A representative of the Women’s Section of the Office of the High Commissioner for Human Rights, reported on the involvement of the Office of the High Commissioner for Human Rights in recent initiatives on women with disabilities. The Special Rapporteur on Violence against Women with Disabilities would present a report to the upcoming session of the General Assembly. Ms. Burger encouraged the Committee to explore the possibility of closer co-operation with other relevant mechanisms and to ensure that issues of persons with disabilities be incorporated in initiatives taken. The goal should be a holistic approach aiming at eliminating discrimination.
A representative of the World Health Organization, reported on a number of initiatives taken by the World Health Organization, including publications on persons with disabilities. He stressed that the launch of the World Report on Disability at State level was a great opportunity to promote the work of the Committee and the Convention. World Health Organization offices in 194 States were strongly promoting the mainstreaming of disability.
A representative of the World Intellectual Property Organization Standing Committee on Copyright and Related Rights, provided an update on the status of negotiations in the Committee on an instrument for the benefit of visually impaired persons or print-disabled persons. The Committee was working on issues such as the exact nature of the instrument, the definition of the beneficiary class of the instrument, the scope of the works covered, the presidential effect of the adoption of the particular instrument, and the impact it would have on the interpretation of the Three-Step Test which defined the boundaries of copyright exceptions and limitations.
A representative of the United Nations Children’s Fund, said that structural and systematic measures had recently been taken in order to make programmes more inclusive for children with disabilities. United Nations Children’s Fund was looking to increase its activities and co-operation with relevant global actors, focusing in particular on nutrition, education and humanitarian action. The regional office in Eastern Europe recently issued a publication on a rights-based approach to an inclusive education for children with disabilities.

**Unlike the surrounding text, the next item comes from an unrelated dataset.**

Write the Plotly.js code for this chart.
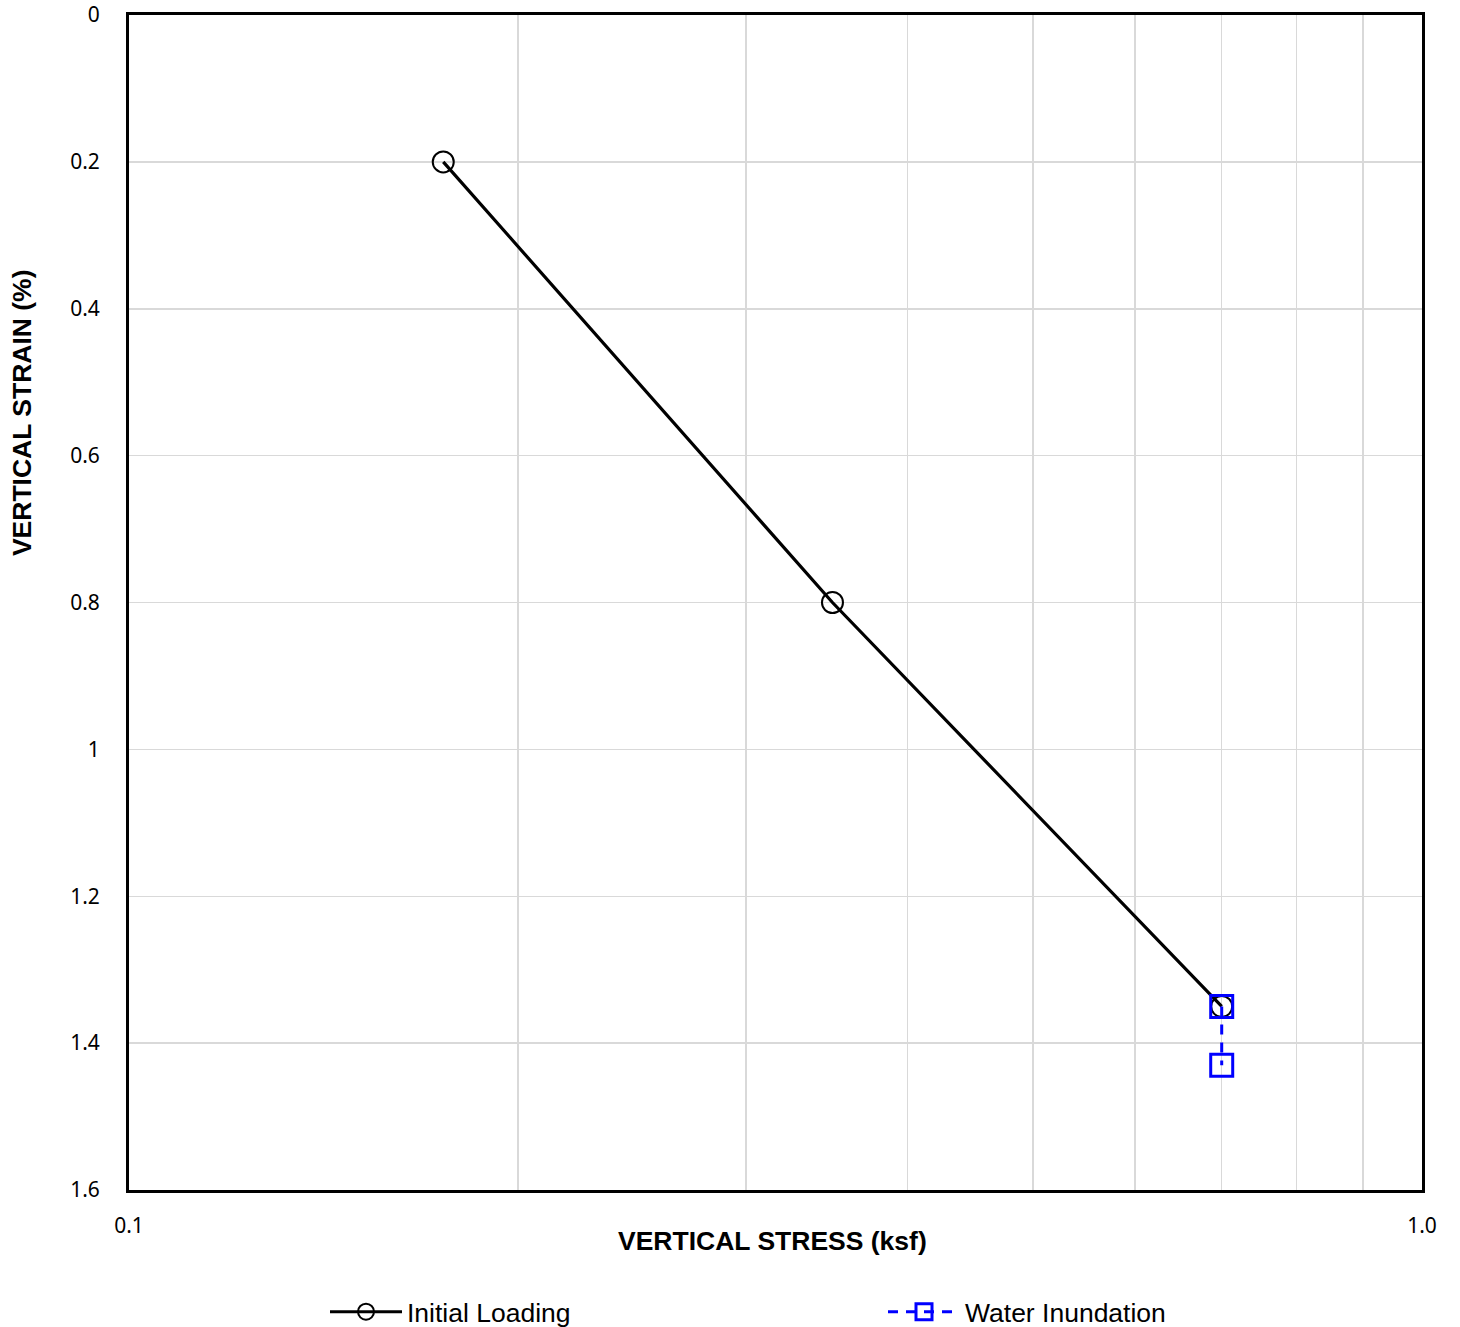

A representative of International Disability Alliance, stressed that high-level meetings should be made ‘disability inclusive’, and strongly recommended that more time be allocated to the sessions of the Committee to enable it to carry out its work properly. International Disability Alliance welcomed the High Commissioner’s proposal to strengthen treaty bodies and make information, communication, meetings and websites more transparent and accessible across all treaty bodies. International Disability Alliance was firmly opposed to the proposal to establish a code of conduct for treaty body members, which it believed was an illegitimate intervention in the independence of treaty body members.
A representative of Human Rights Watch said that it looked forward to the work of the Committee, especially the three State party reviews and the interactive dialogue with States.
A representative of the International Social Services said that children with disabilities were particularly at risk and that the disability of a child was a factor that could lead to its abandonment or separation from their family. Research showed that children were increasingly vulnerable to abuse and violence in institutional settings.